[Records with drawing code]

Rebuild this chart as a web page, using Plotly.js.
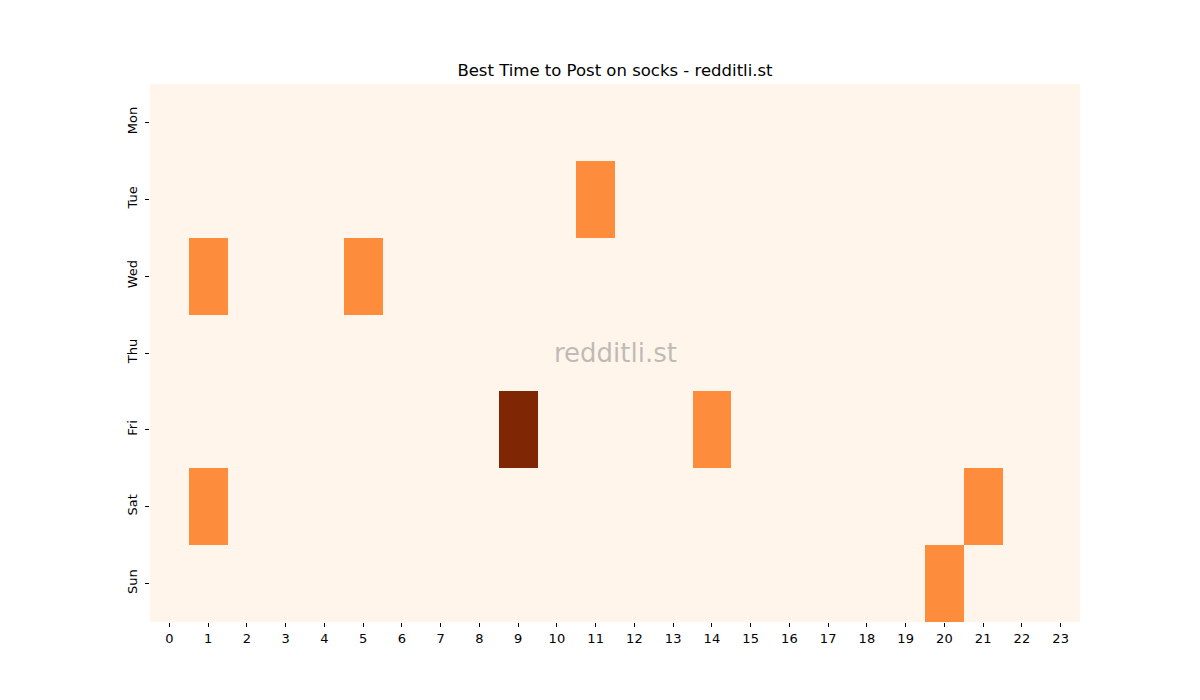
<!DOCTYPE html>
<html>
<head>
<meta charset="utf-8">
<script src="https://cdn.plot.ly/plotly-3.0.1.min.js"></script>
<style>
  body { margin: 0; background: #fff; }
  #chart { width: 1200px; height: 700px; }
</style>
</head>
<body>
<div id="chart"></div>
<script>
// Hours along the bottom, days down the side
const hours = [0, 1, 2, 3, 4, 5, 6, 7, 8, 9, 10, 11, 12, 13, 14, 15, 16, 17, 18, 19, 20, 21, 22, 23];
const days = ['Mon', 'Tue', 'Wed', 'Thu', 'Fri', 'Sat', 'Sun'];

// Post counts per hour, one row per day
const mon = [0, 0, 0, 0, 0, 0, 0, 0, 0, 0, 0, 0, 0, 0, 0, 0, 0, 0, 0, 0, 0, 0, 0, 0];
const tue = [0, 0, 0, 0, 0, 0, 0, 0, 0, 0, 0, 1, 0, 0, 0, 0, 0, 0, 0, 0, 0, 0, 0, 0];
const wed = [0, 1, 0, 0, 0, 1, 0, 0, 0, 0, 0, 0, 0, 0, 0, 0, 0, 0, 0, 0, 0, 0, 0, 0];
const thu = [0, 0, 0, 0, 0, 0, 0, 0, 0, 0, 0, 0, 0, 0, 0, 0, 0, 0, 0, 0, 0, 0, 0, 0];
const fri = [0, 0, 0, 0, 0, 0, 0, 0, 0, 2, 0, 0, 0, 0, 1, 0, 0, 0, 0, 0, 0, 0, 0, 0];
const sat = [0, 1, 0, 0, 0, 0, 0, 0, 0, 0, 0, 0, 0, 0, 0, 0, 0, 0, 0, 0, 0, 1, 0, 0];
const sun = [0, 0, 0, 0, 0, 0, 0, 0, 0, 0, 0, 0, 0, 0, 0, 0, 0, 0, 0, 0, 1, 0, 0, 0];

const heat = {
    type: 'heatmap',
    x: hours,
    y: days,
    z: [mon, tue, wed, thu, fri, sat, sun],
    zmin: 0,
    zmax: 2,
    colorscale: [[0, '#fff5eb'], [0.5, '#fd8d3c'], [1, '#7f2704']],
    showscale: false,
    hoverinfo: 'x+y+z'
};

const layout = {
    width: 1200,
    height: 700,
    paper_bgcolor: '#ffffff',
    plot_bgcolor: '#ffffff',
    font: { family: 'DejaVu Sans', size: 13, color: '#000' },
    title: {
        text: 'Best Time to Post on socks - redditli.st',
        font: { size: 16.5, color: '#000' },
        xref: 'paper',
        x: 0.5,
        xanchor: 'center',
        y: 0.9,
        yanchor: 'middle'
    },
    margin: { l: 150, r: 120, t: 84, b: 78 },
    xaxis: {
        tickmode: 'array',
        tickvals: hours,
        ticktext: hours.map(String),
        ticks: 'outside',
        ticklen: 4,
        tickcolor: '#000',
        showgrid: false,
        zeroline: false,
        showline: false,
        range: [-0.5, 23.5]
    },
    yaxis: {
        autorange: 'reversed',
        ticks: 'outside',
        ticklen: 4,
        tickcolor: '#000',
        tickangle: -90,
        ticklabelstandoff: 3,
        showgrid: false,
        zeroline: false,
        showline: false
    },
    annotations: [{
        text: 'redditli.st',
        xref: 'paper',
        yref: 'paper',
        x: 0.5,
        y: 0.5,
        showarrow: false,
        font: { size: 26, color: 'rgba(128,128,128,0.5)' }
    }]
};

Plotly.newPlot('chart', [heat], layout, { displayModeBar: false });
</script>
</body>
</html>
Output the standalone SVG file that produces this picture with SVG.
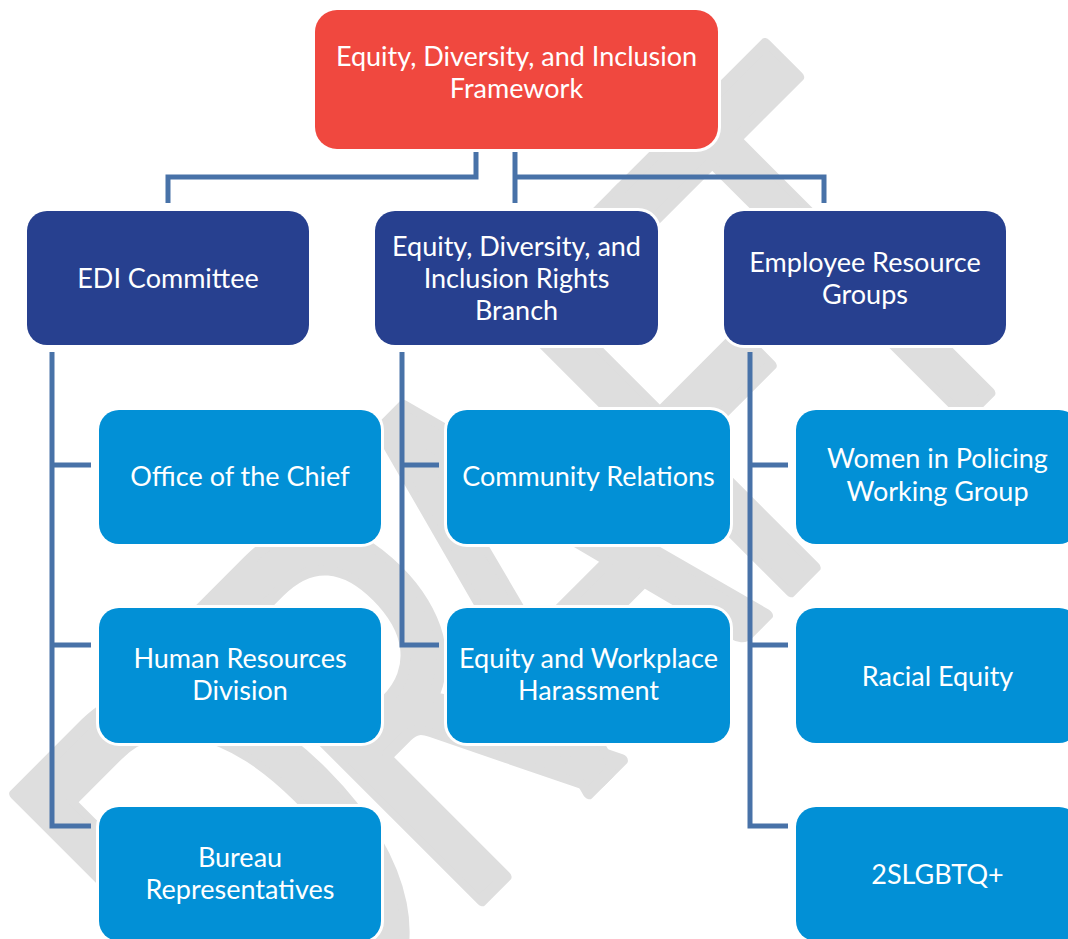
<svg xmlns="http://www.w3.org/2000/svg" width="1068" height="939" viewBox="0 0 1068 939">
  <style>
    .wm { font-family: Lato, "Open Sans", sans-serif; font-size: 380px; fill: #dedede; stroke: #dedede; stroke-width: 8; stroke-linejoin: round; }
    .box { stroke: #ffffff; stroke-width: 6; paint-order: stroke; }
    .root { fill: #f0483f; }
    .l1 { fill: #27408f; }
    .l2 { fill: #0290d6; }
    .t { font-family: Lato, "Liberation Sans", sans-serif; font-size: 27px; fill: #ffffff; text-anchor: middle; }
    .conn { fill: none; stroke: #4872a8; stroke-width: 5; }
  </style>
  <rect width="1068" height="939" fill="#ffffff"/>
  <g id="watermark" transform="translate(9,797) rotate(-45)">
    <text class="wm" transform="scale(1,1.486)" x="-30 225 410 662 850" y="274">DRAFT</text>
  </g>
  <g id="connectors">
    <path class="conn" d="M476,150 V177 H168 V203"/>
    <path class="conn" d="M515,150 V203"/>
    <path class="conn" d="M515,177 H824 V203"/>
    <path class="conn" d="M52,352 V826 H91"/>
    <path class="conn" d="M52,465 H91"/>
    <path class="conn" d="M52,645 H91"/>
    <path class="conn" d="M402,352 V645 H439"/>
    <path class="conn" d="M402,465 H439"/>
    <path class="conn" d="M750,352 V826 H788"/>
    <path class="conn" d="M750,465 H788"/>
    <path class="conn" d="M750,645 H788"/>
  </g>
  <g id="root">
    <rect class="box root" x="315" y="10" width="403" height="139" rx="22"/>
    <text class="t" x="516.5" y="66">Equity, Diversity, and Inclusion</text>
    <text class="t" x="516.5" y="98">Framework</text>
  </g>
  <g id="edi-committee">
    <rect class="box l1" x="27" y="211" width="282" height="134" rx="20"/>
    <text class="t" x="168" y="288">EDI Committee</text>
  </g>
  <g id="edi-rights-branch">
    <rect class="box l1" x="375" y="211" width="283" height="134" rx="20"/>
    <text class="t" x="516.5" y="256">Equity, Diversity, and</text>
    <text class="t" x="516.5" y="288">Inclusion Rights</text>
    <text class="t" x="516.5" y="320">Branch</text>
  </g>
  <g id="employee-resource-groups">
    <rect class="box l1" x="724" y="211" width="282" height="134" rx="20"/>
    <text class="t" x="865" y="272">Employee Resource</text>
    <text class="t" x="865" y="304">Groups</text>
  </g>
  <g id="office-chief">
    <rect class="box l2" x="99" y="410" width="282" height="134" rx="20"/>
    <text class="t" x="240" y="486">Office of the Chief</text>
  </g>
  <g id="hr-division">
    <rect class="box l2" x="99" y="608" width="282" height="135" rx="20"/>
    <text class="t" x="240" y="668">Human Resources</text>
    <text class="t" x="240" y="700">Division</text>
  </g>
  <g id="bureau-reps">
    <rect class="box l2" x="99" y="807" width="282" height="134" rx="20"/>
    <text class="t" x="240" y="867">Bureau</text>
    <text class="t" x="240" y="899">Representatives</text>
  </g>
  <g id="community-relations">
    <rect class="box l2" x="447" y="410" width="283" height="134" rx="20"/>
    <text class="t" x="588.5" y="486">Community Relations</text>
  </g>
  <g id="equity-harassment">
    <rect class="box l2" x="447" y="608" width="283" height="135" rx="20"/>
    <text class="t" x="588.5" y="668">Equity and Workplace</text>
    <text class="t" x="588.5" y="700">Harassment</text>
  </g>
  <g id="women-policing">
    <rect class="box l2" x="796" y="410" width="283" height="134" rx="20"/>
    <text class="t" x="937.5" y="468">Women in Policing</text>
    <text class="t" x="937.5" y="501">Working Group</text>
  </g>
  <g id="racial-equity">
    <rect class="box l2" x="796" y="608" width="283" height="135" rx="20"/>
    <text class="t" x="937.5" y="686">Racial Equity</text>
  </g>
  <g id="twoslgbtq">
    <rect class="box l2" x="796" y="807" width="283" height="134" rx="20"/>
    <text class="t" x="937.5" y="884">2SLGBTQ+</text>
  </g>
</svg>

■ Aim
Give the data again exactly as written, with all pictures left out.

■ Task response
Rebuild this chart as a web page, using Plotly.js.
<!DOCTYPE html>
<html>
<head>
<meta charset="utf-8">
<script src="https://cdn.plot.ly/plotly-3.0.1.min.js"></script>
<style>
  body { margin: 0; background: #fff; }
  #chart { width: 1200px; height: 700px; }
</style>
</head>
<body>
<div id="chart"></div>
<script>
// Hours along the bottom, days down the side
const hours = [0, 1, 2, 3, 4, 5, 6, 7, 8, 9, 10, 11, 12, 13, 14, 15, 16, 17, 18, 19, 20, 21, 22, 23];
const days = ['Mon', 'Tue', 'Wed', 'Thu', 'Fri', 'Sat', 'Sun'];

// Post counts per hour, one row per day
const mon = [0, 0, 0, 0, 0, 0, 0, 0, 0, 0, 0, 0, 0, 0, 0, 0, 0, 0, 0, 0, 0, 0, 0, 0];
const tue = [0, 0, 0, 0, 0, 0, 0, 0, 0, 0, 0, 1, 0, 0, 0, 0, 0, 0, 0, 0, 0, 0, 0, 0];
const wed = [0, 1, 0, 0, 0, 1, 0, 0, 0, 0, 0, 0, 0, 0, 0, 0, 0, 0, 0, 0, 0, 0, 0, 0];
const thu = [0, 0, 0, 0, 0, 0, 0, 0, 0, 0, 0, 0, 0, 0, 0, 0, 0, 0, 0, 0, 0, 0, 0, 0];
const fri = [0, 0, 0, 0, 0, 0, 0, 0, 0, 2, 0, 0, 0, 0, 1, 0, 0, 0, 0, 0, 0, 0, 0, 0];
const sat = [0, 1, 0, 0, 0, 0, 0, 0, 0, 0, 0, 0, 0, 0, 0, 0, 0, 0, 0, 0, 0, 1, 0, 0];
const sun = [0, 0, 0, 0, 0, 0, 0, 0, 0, 0, 0, 0, 0, 0, 0, 0, 0, 0, 0, 0, 1, 0, 0, 0];

const heat = {
    type: 'heatmap',
    x: hours,
    y: days,
    z: [mon, tue, wed, thu, fri, sat, sun],
    zmin: 0,
    zmax: 2,
    colorscale: [[0, '#fff5eb'], [0.5, '#fd8d3c'], [1, '#7f2704']],
    showscale: false,
    hoverinfo: 'x+y+z'
};

const layout = {
    width: 1200,
    height: 700,
    paper_bgcolor: '#ffffff',
    plot_bgcolor: '#ffffff',
    font: { family: 'DejaVu Sans', size: 13, color: '#000' },
    title: {
        text: 'Best Time to Post on socks - redditli.st',
        font: { size: 16.5, color: '#000' },
        xref: 'paper',
        x: 0.5,
        xanchor: 'center',
        y: 0.9,
        yanchor: 'middle'
    },
    margin: { l: 150, r: 120, t: 84, b: 78 },
    xaxis: {
        tickmode: 'array',
        tickvals: hours,
        ticktext: hours.map(String),
        ticks: 'outside',
        ticklen: 4,
        tickcolor: '#000',
        showgrid: false,
        zeroline: false,
        showline: false,
        range: [-0.5, 23.5]
    },
    yaxis: {
        autorange: 'reversed',
        ticks: 'outside',
        ticklen: 4,
        tickcolor: '#000',
        tickangle: -90,
        ticklabelstandoff: 3,
        showgrid: false,
        zeroline: false,
        showline: false
    },
    annotations: [{
        text: 'redditli.st',
        xref: 'paper',
        yref: 'paper',
        x: 0.5,
        y: 0.5,
        showarrow: false,
        font: { size: 26, color: 'rgba(128,128,128,0.5)' }
    }]
};

Plotly.newPlot('chart', [heat], layout, { displayModeBar: false });
</script>
</body>
</html>
Output the standalone SVG file that produces this picture with SVG.
<svg xmlns="http://www.w3.org/2000/svg" width="1068" height="939" viewBox="0 0 1068 939">
  <style>
    .wm { font-family: Lato, "Open Sans", sans-serif; font-size: 380px; fill: #dedede; stroke: #dedede; stroke-width: 8; stroke-linejoin: round; }
    .box { stroke: #ffffff; stroke-width: 6; paint-order: stroke; }
    .root { fill: #f0483f; }
    .l1 { fill: #27408f; }
    .l2 { fill: #0290d6; }
    .t { font-family: Lato, "Liberation Sans", sans-serif; font-size: 27px; fill: #ffffff; text-anchor: middle; }
    .conn { fill: none; stroke: #4872a8; stroke-width: 5; }
  </style>
  <rect width="1068" height="939" fill="#ffffff"/>
  <g id="watermark" transform="translate(9,797) rotate(-45)">
    <text class="wm" transform="scale(1,1.486)" x="-30 225 410 662 850" y="274">DRAFT</text>
  </g>
  <g id="connectors">
    <path class="conn" d="M476,150 V177 H168 V203"/>
    <path class="conn" d="M515,150 V203"/>
    <path class="conn" d="M515,177 H824 V203"/>
    <path class="conn" d="M52,352 V826 H91"/>
    <path class="conn" d="M52,465 H91"/>
    <path class="conn" d="M52,645 H91"/>
    <path class="conn" d="M402,352 V645 H439"/>
    <path class="conn" d="M402,465 H439"/>
    <path class="conn" d="M750,352 V826 H788"/>
    <path class="conn" d="M750,465 H788"/>
    <path class="conn" d="M750,645 H788"/>
  </g>
  <g id="root">
    <rect class="box root" x="315" y="10" width="403" height="139" rx="22"/>
    <text class="t" x="516.5" y="66">Equity, Diversity, and Inclusion</text>
    <text class="t" x="516.5" y="98">Framework</text>
  </g>
  <g id="edi-committee">
    <rect class="box l1" x="27" y="211" width="282" height="134" rx="20"/>
    <text class="t" x="168" y="288">EDI Committee</text>
  </g>
  <g id="edi-rights-branch">
    <rect class="box l1" x="375" y="211" width="283" height="134" rx="20"/>
    <text class="t" x="516.5" y="256">Equity, Diversity, and</text>
    <text class="t" x="516.5" y="288">Inclusion Rights</text>
    <text class="t" x="516.5" y="320">Branch</text>
  </g>
  <g id="employee-resource-groups">
    <rect class="box l1" x="724" y="211" width="282" height="134" rx="20"/>
    <text class="t" x="865" y="272">Employee Resource</text>
    <text class="t" x="865" y="304">Groups</text>
  </g>
  <g id="office-chief">
    <rect class="box l2" x="99" y="410" width="282" height="134" rx="20"/>
    <text class="t" x="240" y="486">Office of the Chief</text>
  </g>
  <g id="hr-division">
    <rect class="box l2" x="99" y="608" width="282" height="135" rx="20"/>
    <text class="t" x="240" y="668">Human Resources</text>
    <text class="t" x="240" y="700">Division</text>
  </g>
  <g id="bureau-reps">
    <rect class="box l2" x="99" y="807" width="282" height="134" rx="20"/>
    <text class="t" x="240" y="867">Bureau</text>
    <text class="t" x="240" y="899">Representatives</text>
  </g>
  <g id="community-relations">
    <rect class="box l2" x="447" y="410" width="283" height="134" rx="20"/>
    <text class="t" x="588.5" y="486">Community Relations</text>
  </g>
  <g id="equity-harassment">
    <rect class="box l2" x="447" y="608" width="283" height="135" rx="20"/>
    <text class="t" x="588.5" y="668">Equity and Workplace</text>
    <text class="t" x="588.5" y="700">Harassment</text>
  </g>
  <g id="women-policing">
    <rect class="box l2" x="796" y="410" width="283" height="134" rx="20"/>
    <text class="t" x="937.5" y="468">Women in Policing</text>
    <text class="t" x="937.5" y="501">Working Group</text>
  </g>
  <g id="racial-equity">
    <rect class="box l2" x="796" y="608" width="283" height="135" rx="20"/>
    <text class="t" x="937.5" y="686">Racial Equity</text>
  </g>
  <g id="twoslgbtq">
    <rect class="box l2" x="796" y="807" width="283" height="134" rx="20"/>
    <text class="t" x="937.5" y="884">2SLGBTQ+</text>
  </g>
</svg>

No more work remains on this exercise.